DATASET SECTION:

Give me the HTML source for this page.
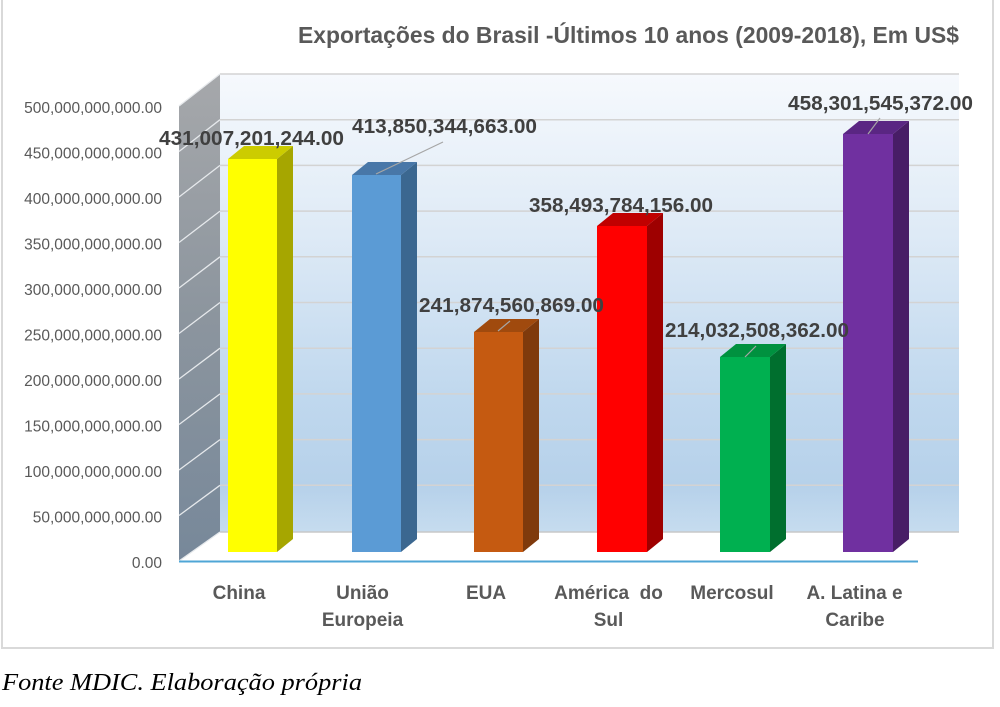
<!DOCTYPE html>
<html>
<head>
<meta charset="utf-8">
<style>
  html,body{margin:0;padding:0;background:#fff;}
  svg{display:block;}
</style>
</head>
<body>
<svg width="1000" height="707" viewBox="0 0 1000 707" xmlns="http://www.w3.org/2000/svg">
  <defs>
    <linearGradient id="back" x1="0" y1="0" x2="0" y2="1">
      <stop offset="0" stop-color="#f6f9fd"/>
      <stop offset="0.35" stop-color="#deeaf6"/>
      <stop offset="0.7" stop-color="#c0d8ee"/>
      <stop offset="0.9" stop-color="#b6d1ea"/>
      <stop offset="1" stop-color="#c6dcef"/>
    </linearGradient>
    <linearGradient id="side" x1="0" y1="0" x2="0" y2="1">
      <stop offset="0" stop-color="#a6a8ab"/>
      <stop offset="0.5" stop-color="#8c959e"/>
      <stop offset="1" stop-color="#77889a"/>
    </linearGradient>
  </defs>

  <!-- chart frame -->
  <rect x="2" y="-5" width="991" height="653" fill="#fff" stroke="#d9d9d9" stroke-width="2"/>

  <!-- title -->
  <text x="298" y="43" font-family="Liberation Sans, sans-serif" font-weight="bold" font-size="23.5" fill="#595959" textLength="661" lengthAdjust="spacingAndGlyphs">Exportações do Brasil -Últimos 10 anos (2009-2018), Em US$</text>

  <!-- back wall -->
  <rect x="220" y="74" width="739" height="458" fill="url(#back)"/>
  <g stroke="#d3d3d3" stroke-width="1.5">
    <line x1="220" y1="74" x2="959" y2="74"/>
    <line x1="220" y1="119.7" x2="959" y2="119.7"/>
    <line x1="220" y1="165.4" x2="959" y2="165.4"/>
    <line x1="220" y1="211.1" x2="959" y2="211.1"/>
    <line x1="220" y1="256.8" x2="959" y2="256.8"/>
    <line x1="220" y1="302.5" x2="959" y2="302.5"/>
    <line x1="220" y1="348.2" x2="959" y2="348.2"/>
    <line x1="220" y1="393.9" x2="959" y2="393.9"/>
    <line x1="220" y1="439.6" x2="959" y2="439.6"/>
    <line x1="220" y1="485.3" x2="959" y2="485.3"/>
  </g>

  <!-- floor -->
  <polygon points="179,561 220,532 959,532 918,561" fill="#ffffff"/>
  <line x1="220" y1="532" x2="959" y2="532" stroke="#c8c8c8" stroke-width="1.5"/>

  <!-- side wall -->
  <polygon points="179,106 220,74 220,532 179,561" fill="url(#side)"/>
  <g stroke="#e6e9ec" stroke-width="1.3">
    <line x1="179" y1="106" x2="220" y2="74"/>
    <line x1="179" y1="151.5" x2="220" y2="119.7"/>
    <line x1="179" y1="197" x2="220" y2="165.4"/>
    <line x1="179" y1="242.5" x2="220" y2="211.1"/>
    <line x1="179" y1="288" x2="220" y2="256.8"/>
    <line x1="179" y1="333.5" x2="220" y2="302.5"/>
    <line x1="179" y1="379" x2="220" y2="348.2"/>
    <line x1="179" y1="424.5" x2="220" y2="393.9"/>
    <line x1="179" y1="470" x2="220" y2="439.6"/>
    <line x1="179" y1="515.5" x2="220" y2="485.3"/>
    <line x1="179" y1="561" x2="220" y2="532"/>
  </g>

  <!-- front axis line -->
  <line x1="179" y1="561.5" x2="918" y2="561.5" stroke="#4fa6d6" stroke-width="2"/>

  <!-- bars -->
  <polygon points="277,159 293,146 293,539 277,552" fill="#a6a600"/>
  <polygon points="228,159 244,146 293,146 277,159" fill="#cccc00"/>
  <rect x="228" y="159" width="49" height="393" fill="#ffff00"/>

  <polygon points="401,175 417,162 417,539 401,552" fill="#3b6790"/>
  <polygon points="352,175 368,162 417,162 401,175" fill="#4877a8"/>
  <rect x="352" y="175" width="49" height="377" fill="#5b9bd5"/>

  <polygon points="523,332 539,319 539,539 523,552" fill="#7f3a0c"/>
  <polygon points="474,332 490,319 539,319 523,332" fill="#a04a0e"/>
  <rect x="474" y="332" width="49" height="220" fill="#c55a11"/>

  <polygon points="647,226 663,213 663,539 647,552" fill="#9e0000"/>
  <polygon points="597,226 613,213 663,213 647,226" fill="#c00000"/>
  <rect x="597" y="226" width="50" height="326" fill="#ff0000"/>

  <polygon points="770,357 786,344 786,539 770,552" fill="#006f2e"/>
  <polygon points="720,357 736,344 786,344 770,357" fill="#00913f"/>
  <rect x="720" y="357" width="50" height="195" fill="#00b050"/>

  <polygon points="893,134 909,121 909,539 893,552" fill="#481d66"/>
  <polygon points="843,134 859,121 909,121 893,134" fill="#5a2683"/>
  <rect x="843" y="134" width="50" height="418" fill="#7030a0"/>

  <!-- leader lines -->
  <g stroke="#a6a6a6" stroke-width="1.2">
    <line x1="443" y1="142" x2="376" y2="174"/>
    <line x1="880" y1="118" x2="868" y2="134"/>
    <line x1="498" y1="331" x2="510" y2="321"/>
    <line x1="745" y1="357" x2="756" y2="346"/>
  </g>

  <!-- data labels -->
  <g font-family="Liberation Sans, sans-serif" font-weight="bold" font-size="20.5" fill="#404040">
    <text x="159" y="145" textLength="185" lengthAdjust="spacingAndGlyphs">431,007,201,244.00</text>
    <text x="352" y="133" textLength="185" lengthAdjust="spacingAndGlyphs">413,850,344,663.00</text>
    <text x="419" y="312" textLength="185" lengthAdjust="spacingAndGlyphs">241,874,560,869.00</text>
    <text x="529" y="212" textLength="184" lengthAdjust="spacingAndGlyphs">358,493,784,156.00</text>
    <text x="665" y="337" textLength="184" lengthAdjust="spacingAndGlyphs">214,032,508,362.00</text>
    <text x="788" y="110" textLength="185" lengthAdjust="spacingAndGlyphs">458,301,545,372.00</text>
  </g>

  <!-- y axis labels -->
  <g font-family="Liberation Sans, sans-serif" font-size="15.5" fill="#595959" text-anchor="end">
    <text x="162" y="113">500,000,000,000.00</text>
    <text x="162" y="158.5">450,000,000,000.00</text>
    <text x="162" y="204">400,000,000,000.00</text>
    <text x="162" y="249.5">350,000,000,000.00</text>
    <text x="162" y="295">300,000,000,000.00</text>
    <text x="162" y="340.5">250,000,000,000.00</text>
    <text x="162" y="386">200,000,000,000.00</text>
    <text x="162" y="431.5">150,000,000,000.00</text>
    <text x="162" y="477">100,000,000,000.00</text>
    <text x="162" y="522.5">50,000,000,000.00</text>
    <text x="162" y="568">0.00</text>
  </g>

  <!-- category labels -->
  <g font-family="Liberation Sans, sans-serif" font-weight="bold" font-size="19" fill="#595959" text-anchor="middle">
    <text x="239" y="599">China</text>
    <text x="362.5" y="599">União</text>
    <text x="362.5" y="626">Europeia</text>
    <text x="486" y="599">EUA</text>
    <text x="608.5" y="599" xml:space="preserve">América  do</text>
    <text x="608.5" y="626">Sul</text>
    <text x="732" y="599">Mercosul</text>
    <text x="854.5" y="599">A. Latina e</text>
    <text x="855" y="626">Caribe</text>
  </g>

  <!-- caption -->
  <text x="2" y="690" font-family="Liberation Serif, serif" font-style="italic" font-size="24" fill="#000" textLength="360" lengthAdjust="spacingAndGlyphs">Fonte MDIC. Elaboração própria</text>
</svg>
</body>
</html>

BRIEF: From the first line above down to the line with "(2009-2018), Em US$</text>", reproduce every line and no others, omitting pictures.

SOLUTION:
Give me the HTML source for this page.
<!DOCTYPE html>
<html>
<head>
<meta charset="utf-8">
<style>
  html,body{margin:0;padding:0;background:#fff;}
  svg{display:block;}
</style>
</head>
<body>
<svg width="1000" height="707" viewBox="0 0 1000 707" xmlns="http://www.w3.org/2000/svg">
  <defs>
    <linearGradient id="back" x1="0" y1="0" x2="0" y2="1">
      <stop offset="0" stop-color="#f6f9fd"/>
      <stop offset="0.35" stop-color="#deeaf6"/>
      <stop offset="0.7" stop-color="#c0d8ee"/>
      <stop offset="0.9" stop-color="#b6d1ea"/>
      <stop offset="1" stop-color="#c6dcef"/>
    </linearGradient>
    <linearGradient id="side" x1="0" y1="0" x2="0" y2="1">
      <stop offset="0" stop-color="#a6a8ab"/>
      <stop offset="0.5" stop-color="#8c959e"/>
      <stop offset="1" stop-color="#77889a"/>
    </linearGradient>
  </defs>

  <!-- chart frame -->
  <rect x="2" y="-5" width="991" height="653" fill="#fff" stroke="#d9d9d9" stroke-width="2"/>

  <!-- title -->
  <text x="298" y="43" font-family="Liberation Sans, sans-serif" font-weight="bold" font-size="23.5" fill="#595959" textLength="661" lengthAdjust="spacingAndGlyphs">Exportações do Brasil -Últimos 10 anos (2009-2018), Em US$</text>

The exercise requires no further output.